Bryan Parker, right, with fellow Oakland mayoral candidate Courtney Ruby at a candidates forum in August, is marking the anniversary of Occupy Oakland, not the movement , but the raid on it three years ago. PHOTO/Steven Tavares

OAKLAND | MAYOR | Bryan Parker’s campaign is celebrating the three year anniversary this month of the Occupy Oakland movement in Oakland not by lauding its social impact on the city and country, but by declaring his candidacy mayor will stop another protest from happening again.

“Three years ago this month, our city was locked in the throes of the Occupy Oakland movement and in ten days, we will mark the third anniversary of the raid on the Occupy Oakland encampments – a day when three City Hall insiders who are currently running to be the next mayor allowed Oakland businesses to be vandalized and civil rights to be violated,” Parker said in a press release Wednesday.

Parker, whose campaign has struggled to gain much traction despite being one of the top-funded in the mayor’s race, says the three current Oakland elected officials in the race did nothing to stop the Occupy Oakland movement from causing physical damage to the city. Incidentally, those same candidates—Mayor Jean Quan, Councilmembers Rebecca Kaplan and Libby Schaaf—are viewed as the three top front runners in next month’s election.

“The best predictor of future behavior is past behavior,” Parker continued. “Quan, Kaplan, and Schaaf failed to lead all Oaklanders–protesters, police, small business owners, average residents–with courage and competence through the contentious Occupy months. Mayor Quan was out of town and Councilmembers Kaplan and Schaaf sat idly by. They failed to lead in the past, they will fail to lead again in the future.”

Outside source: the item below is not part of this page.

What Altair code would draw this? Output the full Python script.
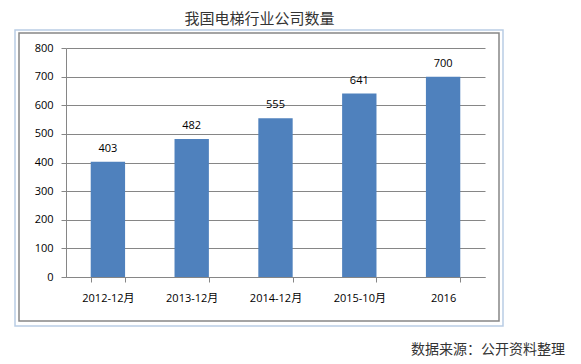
import altair as alt
import pandas as pd

categories = ["2012-12月", "2013-12月", "2014-12月", "2015-10月", "2016"]
values = [403, 482, 555, 641, 700]
y_ticks = [0, 100, 200, 300, 400, 500, 600, 700, 800]
title_text = "我国电梯行业公司数量"
source_text = "数据来源：公开资料整理"

df = pd.DataFrame({"cat": categories, "val": values})
one = pd.DataFrame({"k": [0]})

FONT = "Open Sans, Noto Sans CJK SC, sans-serif"
CJK = "Noto Sans CJK SC, sans-serif"

x_enc = alt.X(
    "cat:N",
    sort=categories,
    title=None,
    scale=alt.Scale(paddingInner=0.59, paddingOuter=0.295),
    axis=alt.Axis(
        labelAngle=0,
        tickBand="extent",
        tickSize=5,
        labelPadding=10,
        domainColor="#868686",
        tickColor="#868686",
        labelColor="#000000",
        labelFont=FONT,
        labelFontSize=11,
        labelOverlap=False,
        grid=False,
    ),
)
y_enc = alt.Y(
    "val:Q",
    title=None,
    scale=alt.Scale(domain=[0, 800], nice=False),
    axis=alt.Axis(
        values=y_ticks,
        tickSize=5,
        labelPadding=8,
        labelOverlap=False,
        domainColor="#868686",
        tickColor="#868686",
        gridColor="#868686",
        labelColor="#000000",
        labelFont=FONT,
        labelFontSize=11,
    ),
)

outer = alt.Chart(one).mark_rect(fill="transparent", stroke="#B9CDE5", strokeWidth=1.5).encode(
    x=alt.value(-51), x2=alt.value(437), y=alt.value(-18), y2=alt.value(278)
)
inner = alt.Chart(one).mark_rect(fill="transparent", stroke="#868686", strokeWidth=1.5).encode(
    x=alt.value(-47), x2=alt.value(433), y=alt.value(-15), y2=alt.value(273)
)

bars = alt.Chart(df).mark_bar(color="#4F81BD").encode(x=x_enc, y=y_enc)
labels = alt.Chart(df).mark_text(
    dy=-13, baseline="middle", font=FONT, fontSize=11, color="#000000"
).encode(x=x_enc, y=y_enc, text="val:Q")

source = alt.Chart(one).mark_text(
    align="right", baseline="middle", font=CJK, fontSize=14, color="#333333"
).encode(x=alt.value(499), y=alt.value(302), text=alt.value(source_text))

chart = alt.layer(outer, inner, bars, labels, source).properties(
    width=419,
    height=229,
    padding={"left": 58, "top": 40, "right": 88, "bottom": 86},
    autosize=alt.AutoSizeParams(type="none"),
    title=alt.TitleParams(
        text=title_text,
        font=CJK,
        fontSize=15,
        fontWeight="normal",
        color="#333333",
        anchor="middle",
        frame="group",
        dx=-16,
        offset=2,
    ),
).configure_view(stroke=None)

chart.save("out.html", embed_options={"renderer": "svg", "actions": False})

Parker’s comments, seemingly pulled from the dystopian film, The Hunger Games, is not surprising for its pro-business slant. The Oakland Metropolitan Chamber of Commerce has endorsed his campaign as did the moderate-leaning editorial board of the San Francisco Chronicle. Parker is also one of the few mayoral candidates not in favor of Measure FF—the city’s referendum to raise its minimum wage to $12.25—an issue of income inequality that was the impetus for the Occupy Oakland protests.